── RAW DATA

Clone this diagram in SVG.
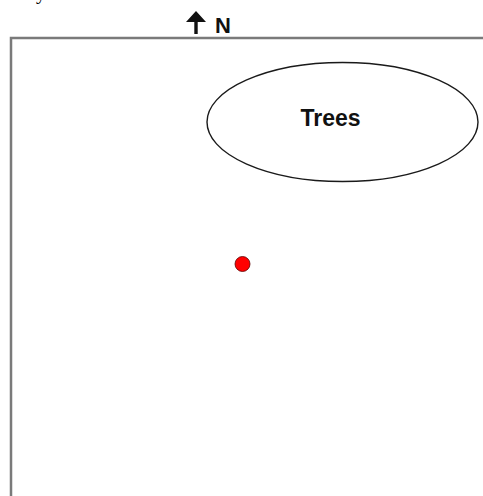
<svg xmlns="http://www.w3.org/2000/svg" width="483" height="496" viewBox="0 0 483 496">
  <style>
    .lbl { font-family: "Liberation Sans", Arial, sans-serif; font-weight: bold; fill: #111; }
    .frame { fill: none; stroke: #7a7a7a; stroke-width: 2.5; }
  </style>
  <rect width="483" height="496" fill="#ffffff"/>
  <text x="36" y="-1" font-family="Liberation Serif, serif" font-size="20" fill="#000">y</text>
  <g id="frame">
    <path class="frame" d="M11,496 V38 H483"/>
  </g>
  <g id="north">
    <path d="M196,11 L186,22 L194.3,22 L194.3,34 L197.7,34 L197.7,22 L206,22 Z" fill="#111"/>
    <text class="lbl" x="215" y="33" font-size="22">N</text>
  </g>
  <g id="trees">
    <ellipse cx="342.5" cy="122" rx="135.5" ry="59.5" fill="none" stroke="#1a1a1a" stroke-width="1.4"/>
    <text class="lbl" x="330.5" y="126" font-size="23" text-anchor="middle">Trees</text>
  </g>
  <g id="dot">
    <circle cx="242.5" cy="264" r="7.5" fill="#ff0000" stroke="#5a0000" stroke-width="0.8"/>
  </g>
</svg>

────

◆ **GIVEN REQUEST**
Copy the whole listing above word for word but do not carry over the pictures.

◆ **REPLY TO THE EXERCISE**
Clone this diagram in SVG.
<svg xmlns="http://www.w3.org/2000/svg" width="483" height="496" viewBox="0 0 483 496">
  <style>
    .lbl { font-family: "Liberation Sans", Arial, sans-serif; font-weight: bold; fill: #111; }
    .frame { fill: none; stroke: #7a7a7a; stroke-width: 2.5; }
  </style>
  <rect width="483" height="496" fill="#ffffff"/>
  <text x="36" y="-1" font-family="Liberation Serif, serif" font-size="20" fill="#000">y</text>
  <g id="frame">
    <path class="frame" d="M11,496 V38 H483"/>
  </g>
  <g id="north">
    <path d="M196,11 L186,22 L194.3,22 L194.3,34 L197.7,34 L197.7,22 L206,22 Z" fill="#111"/>
    <text class="lbl" x="215" y="33" font-size="22">N</text>
  </g>
  <g id="trees">
    <ellipse cx="342.5" cy="122" rx="135.5" ry="59.5" fill="none" stroke="#1a1a1a" stroke-width="1.4"/>
    <text class="lbl" x="330.5" y="126" font-size="23" text-anchor="middle">Trees</text>
  </g>
  <g id="dot">
    <circle cx="242.5" cy="264" r="7.5" fill="#ff0000" stroke="#5a0000" stroke-width="0.8"/>
  </g>
</svg>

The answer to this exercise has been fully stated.